Starting with the January 2000 BOP, the BSP will be presenting BOP statistics in accordance with the IMF’s Balance of Payments Manual, 5th edition (BPM5).  A parallel run of the old format will still be provided until the March 2000 BOP to allow users to relate the old format to the new one. 

  With the adoption of the BPM5, exports and imports in the BOP will deviate from the published foreign trade statistics of the National Statistics Office (NSO) because of the differing concepts between the two.  NSO statistics capture all goods that passed through the customs frontier while BPM5 covers shipment goods that involve a change in ownership.  The BPM5 treatment will bring about a full reconciliation with the trade in goods account in the system of national accounts.  
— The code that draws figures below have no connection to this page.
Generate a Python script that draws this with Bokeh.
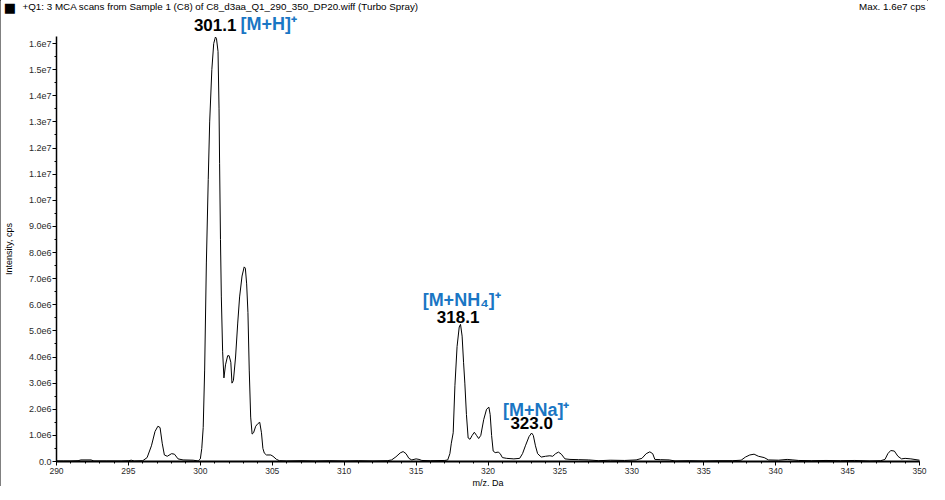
from bokeh.plotting import figure
from bokeh.models import FixedTicker, Label
from bokeh.embed import file_html
from bokeh.resources import INLINE

# ---------------- data ----------------
mz = [290.0, 290.5, 291.0, 291.5, 291.7, 292.4, 292.6, 293.5, 294.5, 295.0, 295.2, 295.4,
      296.0, 296.3, 296.6, 296.85, 297.05, 297.2, 297.35, 297.5, 297.7, 298.0, 298.2, 298.45,
      298.8, 299.5, 299.85, 300.0, 300.1, 300.2, 300.3, 300.42, 300.55, 300.65, 300.8, 300.93,
      301.05, 301.12, 301.23, 301.3, 301.34, 301.4, 301.46, 301.55, 301.64, 301.75, 301.9,
      302.0, 302.12, 302.2, 302.3, 302.45, 302.6, 302.73, 302.9, 303.05, 303.13, 303.22,
      303.31, 303.4, 303.5, 303.6, 303.7, 303.85, 304.0, 304.13, 304.25, 304.35, 304.45,
      304.6, 304.9, 305.05, 305.3, 305.5, 306.0, 307.0, 308.0, 309.0, 310.0, 311.0, 312.0,
      313.0, 313.3, 313.6, 313.9, 314.1, 314.3, 314.5, 314.7, 315.0, 315.2, 315.4, 316.0,
      317.0, 317.2, 317.35, 317.45, 317.58, 317.7, 317.85, 318.0, 318.09, 318.2, 318.3,
      318.39, 318.5, 318.62, 318.75, 318.9, 319.05, 319.2, 319.35, 319.5, 319.7, 319.9,
      320.06, 320.15, 320.25, 320.36, 320.5, 320.71, 320.85, 321.0, 321.3, 321.8, 322.2,
      322.4, 322.6, 322.85, 323.03, 323.15, 323.3, 323.45, 323.7, 324.0, 324.3, 324.5,
      324.7, 324.9, 325.1, 325.35, 325.7, 326.3, 327.0, 327.7, 328.5, 329.5, 330.3, 330.7,
      331.0, 331.25, 331.45, 331.6, 332.0, 332.6, 333.0, 334.0, 335.0, 336.0, 337.0, 337.6,
      337.9, 338.2, 338.5, 338.8, 339.2, 339.5, 340.2, 340.8, 341.2, 341.6, 342.5, 343.5,
      344.5, 345.5, 346.5, 347.3, 347.6, 347.8, 348.0, 348.25, 348.5, 348.75, 349.0, 349.4,
      350.0]
intensity_e6 = [0.02, 0.02, 0.02, 0.03, 0.06, 0.06, 0.02, 0.02, 0.02, 0.03, 0.05, 0.02,
                0.03, 0.15, 0.6, 1.15, 1.35, 1.3, 0.7, 0.25, 0.2, 0.3, 0.28, 0.1,
                0.06, 0.05, 0.02, 0.1, 0.5, 1.3, 3.5, 7.6, 10.8, 13.0, 15.0, 16.0,
                16.25, 16.2, 15.7, 13.5, 11.4, 8.5, 6.3, 4.2, 3.2, 3.7, 4.05,
                4.05, 3.8, 3.0, 3.1, 4.0, 5.3, 6.3, 7.1, 7.45, 7.4, 6.8,
                5.7, 3.5, 1.7, 1.05, 1.1, 1.35, 1.45, 1.5, 1.1, 0.5, 0.32,
                0.25, 0.25, 0.2, 0.08, 0.03, 0.02, 0.03, 0.02, 0.03, 0.02, 0.03, 0.02,
                0.03, 0.06, 0.18, 0.33, 0.38, 0.3, 0.12, 0.06, 0.1, 0.08, 0.04, 0.03,
                0.04, 0.06, 0.3, 0.7, 1.1, 2.9, 4.4, 5.15, 5.25, 4.8, 3.8,
                3.0, 1.8, 0.9, 0.85, 1.0, 1.12, 1.0, 0.88, 1.0, 1.6, 2.0,
                2.08, 1.8, 1.0, 0.4, 0.34, 0.36, 0.3, 0.15, 0.12, 0.1, 0.12,
                0.3, 0.6, 0.95, 1.09, 1.0, 0.6, 0.3, 0.17, 0.2, 0.22, 0.2,
                0.3, 0.36, 0.28, 0.1, 0.08, 0.07, 0.06, 0.03, 0.05, 0.04, 0.06, 0.12,
                0.3, 0.37, 0.3, 0.08, 0.07, 0.06, 0.02, 0.03, 0.02, 0.03, 0.03, 0.05,
                0.17, 0.25, 0.28, 0.2, 0.15, 0.06, 0.05, 0.08, 0.06, 0.04, 0.03, 0.04,
                0.03, 0.04, 0.02, 0.03, 0.08, 0.3, 0.42, 0.4, 0.2, 0.1, 0.12, 0.1,
                0.05]
intensity = [v * 1e6 for v in intensity_e6]

x_ticks = [290, 295, 300, 305, 310, 315, 320, 325, 330, 335, 340, 345, 350]
x_minor = list(range(290, 351))
y_ticks = [0, 1e6, 2e6, 3e6, 4e6, 5e6, 6e6, 7e6, 8e6, 9e6, 1e7, 1.1e7, 1.2e7, 1.3e7,
           1.4e7, 1.5e7, 1.6e7]
y_tick_labels = ["0.0", "1.0e6", "2.0e6", "3.0e6", "4.0e6", "5.0e6", "6.0e6", "7.0e6",
                 "8.0e6", "9.0e6", "1.0e7", "1.1e7", "1.2e7", "1.3e7", "1.4e7", "1.5e7",
                 "1.6e7"]
y_minor = [i * 0.5e6 for i in range(0, 33)]

peak_mz = [301.1, 318.1, 323.0]
peak_int = [16.25e6, 5.25e6, 1.09e6]
peak_labels = ["301.1", "318.1", "323.0"]
ion_labels = ["[M+H]\u207a", "[M+NH\u2084]\u207a", "[M+Na]\u207a"]

header = "+Q1: 3 MCA scans from Sample 1 (C8) of C8_d3aa_Q1_290_350_DP20.wiff (Turbo Spray)"
max_text = "Max. 1.6e7 cps"

X_START, X_END = 290, 350
Y_START, Y_END = 0, 1.627e7

FONT = "Liberation Sans"
BLUE = "#1a76c4"
GREY = "#2a2a2a"

# layout geometry (pixels): plot area inside a full-canvas frame
W, H = 928, 486
AX_L, AX_R = 56, 919      # x pixel of m/z 290 and 350
AX_TOP, AX_BOT = 36, 461  # y pixel of intensity Y_END and 0
px_per_mz = (AX_R - AX_L) / (X_END - X_START)
units_per_px = (Y_END - Y_START) / (AX_BOT - AX_TOP)

x_lo = X_START - AX_L / px_per_mz
x_hi = X_END + (W - AX_R) / px_per_mz
y_lo = Y_START - (H - AX_BOT) * units_per_px
y_hi = Y_END + AX_TOP * units_per_px

p = figure(width=W, height=H, x_range=(x_lo, x_hi), y_range=(y_lo, y_hi),
           output_backend="svg", toolbar_location=None, min_border=0)
p.border_fill_color = None
p.outline_line_color = None
p.grid.visible = False
p.styles = {"box-shadow": "inset 1px 0 0 #000, inset -1px 0 0 #000, inset 0 -1px 0 #000"}

p.line(mz, intensity, line_color="black", line_width=1)

for ax in (p.xaxis[0], p.yaxis[0]):
    ax.axis_line_color = "black"
    ax.axis_line_width = 1.5
    ax.major_tick_in = 0
    ax.major_tick_out = 4
    ax.minor_tick_in = 0
    ax.minor_tick_out = 2
    ax.major_tick_line_color = "black"
    ax.minor_tick_line_color = "black"
    ax.major_label_text_font = FONT
    ax.major_label_text_color = GREY
    ax.axis_label_text_font = FONT
    ax.axis_label_text_font_size = "9px"
    ax.axis_label_text_font_style = "normal"
    ax.axis_label_text_color = "black"

xa = p.xaxis[0]
xa.fixed_location = Y_START
xa.bounds = (X_START, X_END)
xa.axis_line_width = 2
xa.ticker = FixedTicker(ticks=x_ticks, minor_ticks=x_minor)
xa.axis_label = "m/z, Da"
xa.axis_label_standoff = 1
xa.major_label_standoff = 2
xa.major_label_text_font_size = "8.5px"

ya = p.yaxis[0]
ya.fixed_location = X_START
ya.bounds = (Y_START, Y_END)
ya.ticker = FixedTicker(ticks=y_ticks, minor_ticks=y_minor)
ya.major_label_overrides = {t: l for t, l in zip(y_ticks, y_tick_labels)}
ya.axis_label = "Intensity, cps"
ya.axis_label_standoff = 12
ya.major_label_standoff = 1
ya.major_label_text_font_size = "9px"
ya.major_label_orientation = "horizontal"

# header texts anchored to the canvas corners
p.add_layout(Label(x=x_lo, y=y_hi, x_offset=22, y_offset=-5.5, text=header,
                   text_font=FONT, text_font_size="9.8px", text_color="black",
                   text_baseline="middle", text_align="left"))
p.add_layout(Label(x=x_hi, y=y_hi, x_offset=-3, y_offset=-5.5, text=max_text,
                   text_font=FONT, text_font_size="9.8px", text_color="black",
                   text_baseline="middle", text_align="right"))
p.add_layout(Label(x=x_lo, y=y_hi, x_offset=9.5, y_offset=-6.5, text="\u25a0",
                   text_font="DejaVu Sans", text_font_size="13px", text_color="black",
                   text_baseline="middle", text_align="center"))

# peak annotations
num_off = [(-1, 12), (-2.6, 7.4), (0.5, 10)]
ion_off = [(24.4, 12.6, "left"), (1, 24, "center"), (5, 23.5, "center")]
for i in range(3):
    dx, dy = num_off[i]
    p.add_layout(Label(x=peak_mz[i], y=peak_int[i], x_offset=dx, y_offset=dy,
                       text=peak_labels[i], text_font=FONT, text_font_size="17px",
                       text_font_style="bold", text_color="black",
                       text_baseline="middle", text_align="center"))
    ix, iy, al = ion_off[i]
    p.add_layout(Label(x=peak_mz[i], y=peak_int[i], x_offset=ix, y_offset=iy,
                       text=ion_labels[i], text_font=FONT, text_font_size="18px",
                       text_font_style="bold", text_color=BLUE,
                       text_baseline="middle", text_align=al))

open("out.html", "w").write(file_html(p, INLINE))
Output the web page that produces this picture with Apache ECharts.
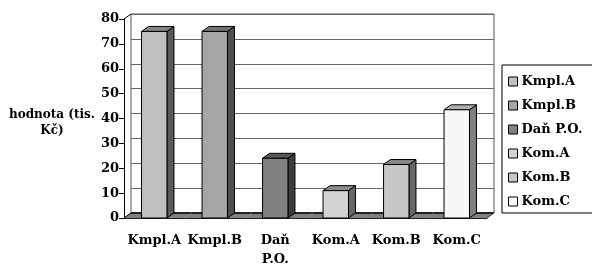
<!DOCTYPE html>
<html>
<head>
<meta charset="utf-8">
<script src="https://cdn.jsdelivr.net/npm/echarts@6/dist/echarts.min.js"></script>
<style>
  html, body { margin: 0; padding: 0; background: #fff; }
  #main { width: 592px; height: 269px; }
</style>
</head>
<body>
<div id="main"></div>
<script>
// data
var categories = ['Kmpl.A', 'Kmpl.B', 'Daň\nP.O.', 'Kom.A', 'Kom.B', 'Kom.C'];
var legendNames = ['Kmpl.A', 'Kmpl.B', 'Daň P.O.', 'Kom.A', 'Kom.B', 'Kom.C'];
var values = [75, 75, 24, 11, 21.5, 43.5];
var yMin = 0, yMax = 80, yStep = 10;
var yTitle = 'hodnota (tis.\nKč)';

// barvy (přední stěna, vršek, bok)
var frontColors = ['#c0c0c0', '#a6a6a6', '#808080', '#d4d4d4', '#c6c6c6', '#f8f8f8'];
var topColors   = ['#858585', '#737373', '#575757', '#8c8c8c', '#878787', '#b0b0b0'];
var sideColors  = ['#595959', '#4f4f4f', '#3d3d3d', '#666666', '#666666', '#808080'];

var DX = 7, DY = 5;
var FONT = 'DejaVu Serif';

var myChart = echarts.init(document.getElementById('main'));

// 3D sloupec
function barRender(i) {
    return function (params, api) {
        var x = api.value(0), v = api.value(1);
        var base = api.coord([x, 0]);
        var tp = api.coord([x, v]);
        var w = api.size([1, 0])[0] * 0.42;
        var x0 = base[0] - w / 2, x1 = base[0] + w / 2;
        return {
            type: 'group',
            children: [
                { type: 'polygon', shape: { points: [[x1, tp[1]], [x1 + DX, tp[1] - DY], [x1 + DX, base[1] - DY], [x1, base[1]]] },
                  style: { fill: sideColors[i], stroke: '#000', lineWidth: 1 } },
                { type: 'polygon', shape: { points: [[x0, tp[1]], [x0 + DX, tp[1] - DY], [x1 + DX, tp[1] - DY], [x1, tp[1]]] },
                  style: { fill: topColors[i], stroke: '#000', lineWidth: 1 } },
                { type: 'rect', shape: { x: x0, y: tp[1], width: w, height: base[1] - tp[1] },
                  style: { fill: frontColors[i], stroke: '#000', lineWidth: 1 } }
            ]
        };
    };
}

// podlaha + levá stěna
function floorRender(params, api) {
    var x = api.value(0);
    var c = api.coord([x, 0]);
    var band = api.size([1, 0])[0];
    var a = c[0] - band / 2, b = c[0] + band / 2;
    var last = params.dataIndex === categories.length - 1;
    var children = [
        { type: 'polygon', shape: { points: [[a, c[1]], [a + DX, c[1] - DY], [b + DX, c[1] - DY], [b, c[1]]] },
          style: { fill: '#808080', stroke: '#808080', lineWidth: 0.5 } },
        { type: 'line', shape: { x1: a + DX, y1: c[1] - DY, x2: b + DX, y2: c[1] - DY },
          style: { stroke: '#000', lineWidth: 1.5 } }
    ];
    if (params.dataIndex === 0) {
        var t = api.coord([x, yMax]);
        children.push({ type: 'line', shape: { x1: a, y1: t[1], x2: a + DX, y2: t[1] - DY },
                        style: { stroke: '#000', lineWidth: 1 } });
        children.push({ type: 'line', shape: { x1: a, y1: c[1], x2: a + DX, y2: c[1] - DY },
                        style: { stroke: '#000', lineWidth: 1 } });
    }
    if (last) {
        children.push({ type: 'line', shape: { x1: b, y1: c[1], x2: b + DX, y2: c[1] - DY },
                        style: { stroke: '#444', lineWidth: 1 } });
    }
    return { type: 'group', children: children };
}

var series = [{
    name: 'floor',
    type: 'custom',
    xAxisIndex: 0, yAxisIndex: 0,
    z: 2,
    silent: true,
    data: categories.map(function (c, i) { return [i, 0]; }),
    renderItem: floorRender
}];
categories.forEach(function (c, i) {
    series.push({
        name: legendNames[i],
        type: 'custom',
        xAxisIndex: 0, yAxisIndex: 0,
        z: 3,
        itemStyle: { color: frontColors[i] },
        encode: { x: 0, y: 1 },
        data: [[i, values[i]]],
        renderItem: barRender(i)
    });
});

var option = {
    animation: false,
    grid: [
        { left: 124, right: 105, top: 19, bottom: 51 },
        { left: 124 + DX, right: 105 - DX, top: 19 - DY, bottom: 51 + DY, show: true,
          borderColor: '#555', borderWidth: 1, backgroundColor: 'transparent' }
    ],
    legend: {
        data: legendNames,
        orient: 'vertical',
        left: 502, top: 65,
        padding: [10, 30, 5, 6],
        itemGap: 11,
        itemWidth: 9, itemHeight: 9,
        icon: 'rect',
        borderColor: '#000', borderWidth: 1,
        itemStyle: { borderColor: '#000', borderWidth: 1 },
        textStyle: { fontFamily: FONT, fontWeight: 'bold', fontSize: 13, color: '#000', padding: [0, 0, 0, -1] }
    },
    xAxis: [
        { type: 'category', gridIndex: 0, data: categories,
          axisLine: { lineStyle: { color: '#000' } },
          axisTick: { length: 4, lineStyle: { color: '#000' } },
          axisLabel: { fontFamily: FONT, fontWeight: 'bold', fontSize: 13, color: '#000', margin: 13, lineHeight: 19, interval: 0 } },
        { type: 'category', gridIndex: 1, data: categories, show: false }
    ],
    yAxis: [
        { type: 'value', gridIndex: 0, min: yMin, max: yMax, interval: yStep,
          name: yTitle, nameLocation: 'middle', nameRotate: 0, nameGap: 68,
          nameTextStyle: { fontFamily: FONT, fontWeight: 'bold', fontSize: 12, color: '#000', align: 'center',
                           verticalAlign: 'top', lineHeight: 16, padding: [-12, 0, 0, 0] },
          axisLine: { show: true, lineStyle: { color: '#000' } },
          axisTick: { show: true, length: 5, lineStyle: { color: '#000' } },
          splitLine: { show: false },
          axisLabel: { fontFamily: FONT, fontWeight: 'bold', fontSize: 13, color: '#000', margin: 5 } },
        { type: 'value', gridIndex: 1, min: yMin, max: yMax, interval: yStep,
          axisLine: { show: false }, axisTick: { show: false }, axisLabel: { show: false },
          splitLine: { show: true, lineStyle: { color: '#666', width: 1 } } }
    ],
    series: series
};

myChart.setOption(option);
</script>
</body>
</html>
The BPM5 format now highlights an “income” sub-account, which was formerly lumped with the services group. The income account reflects the net earnings from the use of factors of production (labor, land and financial capital). Meanwhile, in the financial account, transactions in foreign assets are distinguished from transactions in foreign liabilities while transactors are classified into main resident institutions such as monetary authorities, banks, general government and other sectors.  Net transactions in assets represent placements less withdrawals of residents’ investment abroad. Net transactions in liabilities are equivalent to placements less withdrawals of non-residents’ investment in the Philippines. The balance of the financial account is equivalent to non-residents’ investment in the Philippines less residents’ investment abroad. 

Finally, the BOP position under the BPM5 results from the change in the net international reserves (NIR) that is purely due to economic transactions, excluding the effects of revaluation of reserve assets, gold monetization and SDR allocation. Past BOP series reflected a BOP position that included all factors contributing to the change in NIR.